Information supplied:
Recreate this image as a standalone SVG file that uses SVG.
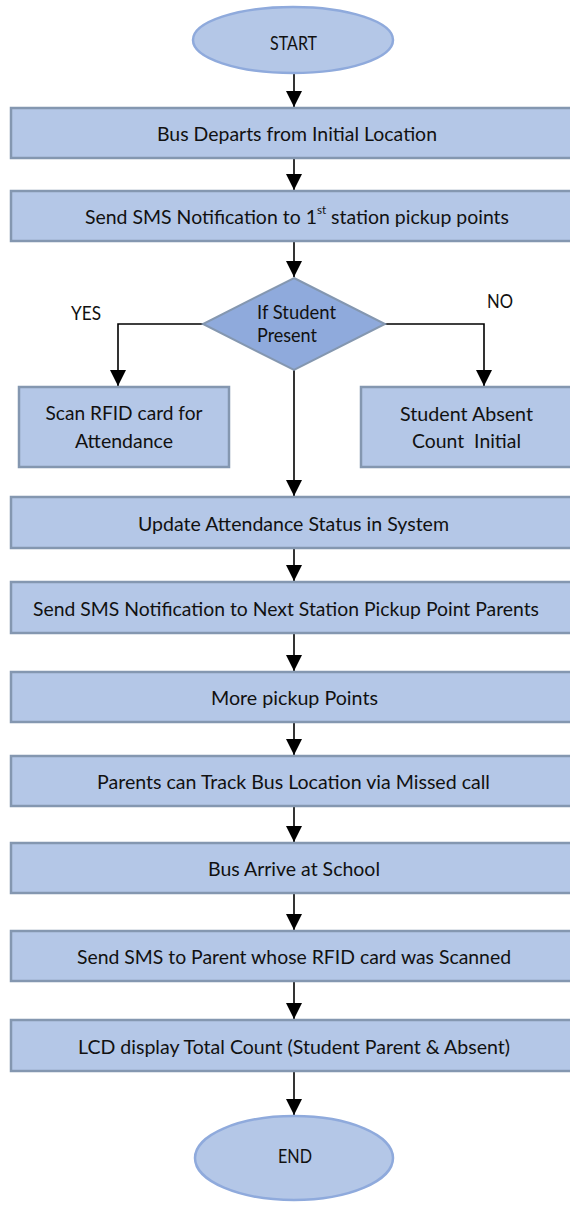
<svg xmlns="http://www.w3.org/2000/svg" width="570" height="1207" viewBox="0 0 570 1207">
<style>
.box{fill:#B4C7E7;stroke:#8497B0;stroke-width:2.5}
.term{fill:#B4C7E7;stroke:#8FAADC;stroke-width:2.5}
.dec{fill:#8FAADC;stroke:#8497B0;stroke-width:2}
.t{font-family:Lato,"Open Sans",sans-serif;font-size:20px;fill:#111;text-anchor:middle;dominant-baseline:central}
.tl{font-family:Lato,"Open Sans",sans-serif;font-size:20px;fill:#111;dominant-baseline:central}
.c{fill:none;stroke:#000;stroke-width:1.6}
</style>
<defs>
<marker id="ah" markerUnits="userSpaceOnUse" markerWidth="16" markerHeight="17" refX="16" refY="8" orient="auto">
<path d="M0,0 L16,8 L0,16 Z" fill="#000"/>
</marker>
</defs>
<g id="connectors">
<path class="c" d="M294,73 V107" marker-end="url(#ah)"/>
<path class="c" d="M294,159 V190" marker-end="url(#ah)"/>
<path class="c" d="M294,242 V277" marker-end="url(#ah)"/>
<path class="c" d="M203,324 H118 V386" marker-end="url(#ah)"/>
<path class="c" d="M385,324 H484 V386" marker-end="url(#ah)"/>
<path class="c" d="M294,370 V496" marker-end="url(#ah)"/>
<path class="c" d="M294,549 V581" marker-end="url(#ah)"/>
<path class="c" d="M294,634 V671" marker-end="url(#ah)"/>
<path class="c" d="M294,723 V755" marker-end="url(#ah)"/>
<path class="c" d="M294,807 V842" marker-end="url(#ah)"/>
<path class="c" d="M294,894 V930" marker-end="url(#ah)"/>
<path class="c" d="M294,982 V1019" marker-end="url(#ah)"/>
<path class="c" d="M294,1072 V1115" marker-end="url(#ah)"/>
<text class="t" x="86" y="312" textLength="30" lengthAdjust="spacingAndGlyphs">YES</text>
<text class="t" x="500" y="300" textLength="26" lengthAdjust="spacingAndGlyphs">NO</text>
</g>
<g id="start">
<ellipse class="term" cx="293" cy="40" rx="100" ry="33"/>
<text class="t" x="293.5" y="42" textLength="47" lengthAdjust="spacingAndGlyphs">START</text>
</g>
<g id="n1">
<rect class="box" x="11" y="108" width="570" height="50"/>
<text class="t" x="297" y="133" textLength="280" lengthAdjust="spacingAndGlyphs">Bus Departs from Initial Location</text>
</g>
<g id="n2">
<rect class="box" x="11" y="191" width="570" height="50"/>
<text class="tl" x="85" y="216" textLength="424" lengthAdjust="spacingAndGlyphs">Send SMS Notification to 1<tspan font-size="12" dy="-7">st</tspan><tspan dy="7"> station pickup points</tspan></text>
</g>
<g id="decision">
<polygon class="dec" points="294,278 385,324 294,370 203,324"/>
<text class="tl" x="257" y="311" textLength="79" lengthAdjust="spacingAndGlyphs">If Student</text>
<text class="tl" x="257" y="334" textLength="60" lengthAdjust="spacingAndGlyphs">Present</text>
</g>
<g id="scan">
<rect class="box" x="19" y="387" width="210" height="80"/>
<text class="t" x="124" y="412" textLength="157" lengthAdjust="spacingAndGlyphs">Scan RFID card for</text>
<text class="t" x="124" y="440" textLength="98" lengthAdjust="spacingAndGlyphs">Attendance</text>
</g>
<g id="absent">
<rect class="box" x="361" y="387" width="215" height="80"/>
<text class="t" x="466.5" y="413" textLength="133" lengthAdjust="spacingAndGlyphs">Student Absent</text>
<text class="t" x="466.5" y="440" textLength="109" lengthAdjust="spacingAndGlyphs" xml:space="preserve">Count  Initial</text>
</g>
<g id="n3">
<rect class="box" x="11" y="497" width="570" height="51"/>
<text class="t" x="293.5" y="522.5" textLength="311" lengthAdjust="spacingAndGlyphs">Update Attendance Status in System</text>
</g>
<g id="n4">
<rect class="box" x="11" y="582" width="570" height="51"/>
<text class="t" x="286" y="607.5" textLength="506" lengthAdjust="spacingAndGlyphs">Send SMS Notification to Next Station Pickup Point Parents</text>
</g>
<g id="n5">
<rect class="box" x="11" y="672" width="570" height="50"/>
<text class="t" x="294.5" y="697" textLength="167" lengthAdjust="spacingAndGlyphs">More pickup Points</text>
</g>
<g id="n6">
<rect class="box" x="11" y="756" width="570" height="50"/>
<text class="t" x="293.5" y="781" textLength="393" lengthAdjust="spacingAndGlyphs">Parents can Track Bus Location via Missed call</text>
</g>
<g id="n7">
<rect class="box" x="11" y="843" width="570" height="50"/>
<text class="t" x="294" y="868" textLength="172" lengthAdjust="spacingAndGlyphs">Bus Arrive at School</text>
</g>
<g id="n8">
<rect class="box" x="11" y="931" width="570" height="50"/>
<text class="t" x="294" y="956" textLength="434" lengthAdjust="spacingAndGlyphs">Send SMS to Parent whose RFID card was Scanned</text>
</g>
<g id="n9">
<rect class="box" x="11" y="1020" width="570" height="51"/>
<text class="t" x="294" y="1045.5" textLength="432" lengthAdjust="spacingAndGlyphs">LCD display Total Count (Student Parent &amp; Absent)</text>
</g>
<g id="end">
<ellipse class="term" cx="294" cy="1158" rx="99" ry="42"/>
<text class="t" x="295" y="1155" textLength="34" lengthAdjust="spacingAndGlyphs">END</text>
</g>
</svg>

Objective: Restate the entire listing word for word, excluding pictures.

Exercise answer:
Recreate this image as a standalone SVG file that uses SVG.
<svg xmlns="http://www.w3.org/2000/svg" width="570" height="1207" viewBox="0 0 570 1207">
<style>
.box{fill:#B4C7E7;stroke:#8497B0;stroke-width:2.5}
.term{fill:#B4C7E7;stroke:#8FAADC;stroke-width:2.5}
.dec{fill:#8FAADC;stroke:#8497B0;stroke-width:2}
.t{font-family:Lato,"Open Sans",sans-serif;font-size:20px;fill:#111;text-anchor:middle;dominant-baseline:central}
.tl{font-family:Lato,"Open Sans",sans-serif;font-size:20px;fill:#111;dominant-baseline:central}
.c{fill:none;stroke:#000;stroke-width:1.6}
</style>
<defs>
<marker id="ah" markerUnits="userSpaceOnUse" markerWidth="16" markerHeight="17" refX="16" refY="8" orient="auto">
<path d="M0,0 L16,8 L0,16 Z" fill="#000"/>
</marker>
</defs>
<g id="connectors">
<path class="c" d="M294,73 V107" marker-end="url(#ah)"/>
<path class="c" d="M294,159 V190" marker-end="url(#ah)"/>
<path class="c" d="M294,242 V277" marker-end="url(#ah)"/>
<path class="c" d="M203,324 H118 V386" marker-end="url(#ah)"/>
<path class="c" d="M385,324 H484 V386" marker-end="url(#ah)"/>
<path class="c" d="M294,370 V496" marker-end="url(#ah)"/>
<path class="c" d="M294,549 V581" marker-end="url(#ah)"/>
<path class="c" d="M294,634 V671" marker-end="url(#ah)"/>
<path class="c" d="M294,723 V755" marker-end="url(#ah)"/>
<path class="c" d="M294,807 V842" marker-end="url(#ah)"/>
<path class="c" d="M294,894 V930" marker-end="url(#ah)"/>
<path class="c" d="M294,982 V1019" marker-end="url(#ah)"/>
<path class="c" d="M294,1072 V1115" marker-end="url(#ah)"/>
<text class="t" x="86" y="312" textLength="30" lengthAdjust="spacingAndGlyphs">YES</text>
<text class="t" x="500" y="300" textLength="26" lengthAdjust="spacingAndGlyphs">NO</text>
</g>
<g id="start">
<ellipse class="term" cx="293" cy="40" rx="100" ry="33"/>
<text class="t" x="293.5" y="42" textLength="47" lengthAdjust="spacingAndGlyphs">START</text>
</g>
<g id="n1">
<rect class="box" x="11" y="108" width="570" height="50"/>
<text class="t" x="297" y="133" textLength="280" lengthAdjust="spacingAndGlyphs">Bus Departs from Initial Location</text>
</g>
<g id="n2">
<rect class="box" x="11" y="191" width="570" height="50"/>
<text class="tl" x="85" y="216" textLength="424" lengthAdjust="spacingAndGlyphs">Send SMS Notification to 1<tspan font-size="12" dy="-7">st</tspan><tspan dy="7"> station pickup points</tspan></text>
</g>
<g id="decision">
<polygon class="dec" points="294,278 385,324 294,370 203,324"/>
<text class="tl" x="257" y="311" textLength="79" lengthAdjust="spacingAndGlyphs">If Student</text>
<text class="tl" x="257" y="334" textLength="60" lengthAdjust="spacingAndGlyphs">Present</text>
</g>
<g id="scan">
<rect class="box" x="19" y="387" width="210" height="80"/>
<text class="t" x="124" y="412" textLength="157" lengthAdjust="spacingAndGlyphs">Scan RFID card for</text>
<text class="t" x="124" y="440" textLength="98" lengthAdjust="spacingAndGlyphs">Attendance</text>
</g>
<g id="absent">
<rect class="box" x="361" y="387" width="215" height="80"/>
<text class="t" x="466.5" y="413" textLength="133" lengthAdjust="spacingAndGlyphs">Student Absent</text>
<text class="t" x="466.5" y="440" textLength="109" lengthAdjust="spacingAndGlyphs" xml:space="preserve">Count  Initial</text>
</g>
<g id="n3">
<rect class="box" x="11" y="497" width="570" height="51"/>
<text class="t" x="293.5" y="522.5" textLength="311" lengthAdjust="spacingAndGlyphs">Update Attendance Status in System</text>
</g>
<g id="n4">
<rect class="box" x="11" y="582" width="570" height="51"/>
<text class="t" x="286" y="607.5" textLength="506" lengthAdjust="spacingAndGlyphs">Send SMS Notification to Next Station Pickup Point Parents</text>
</g>
<g id="n5">
<rect class="box" x="11" y="672" width="570" height="50"/>
<text class="t" x="294.5" y="697" textLength="167" lengthAdjust="spacingAndGlyphs">More pickup Points</text>
</g>
<g id="n6">
<rect class="box" x="11" y="756" width="570" height="50"/>
<text class="t" x="293.5" y="781" textLength="393" lengthAdjust="spacingAndGlyphs">Parents can Track Bus Location via Missed call</text>
</g>
<g id="n7">
<rect class="box" x="11" y="843" width="570" height="50"/>
<text class="t" x="294" y="868" textLength="172" lengthAdjust="spacingAndGlyphs">Bus Arrive at School</text>
</g>
<g id="n8">
<rect class="box" x="11" y="931" width="570" height="50"/>
<text class="t" x="294" y="956" textLength="434" lengthAdjust="spacingAndGlyphs">Send SMS to Parent whose RFID card was Scanned</text>
</g>
<g id="n9">
<rect class="box" x="11" y="1020" width="570" height="51"/>
<text class="t" x="294" y="1045.5" textLength="432" lengthAdjust="spacingAndGlyphs">LCD display Total Count (Student Parent &amp; Absent)</text>
</g>
<g id="end">
<ellipse class="term" cx="294" cy="1158" rx="99" ry="42"/>
<text class="t" x="295" y="1155" textLength="34" lengthAdjust="spacingAndGlyphs">END</text>
</g>
</svg>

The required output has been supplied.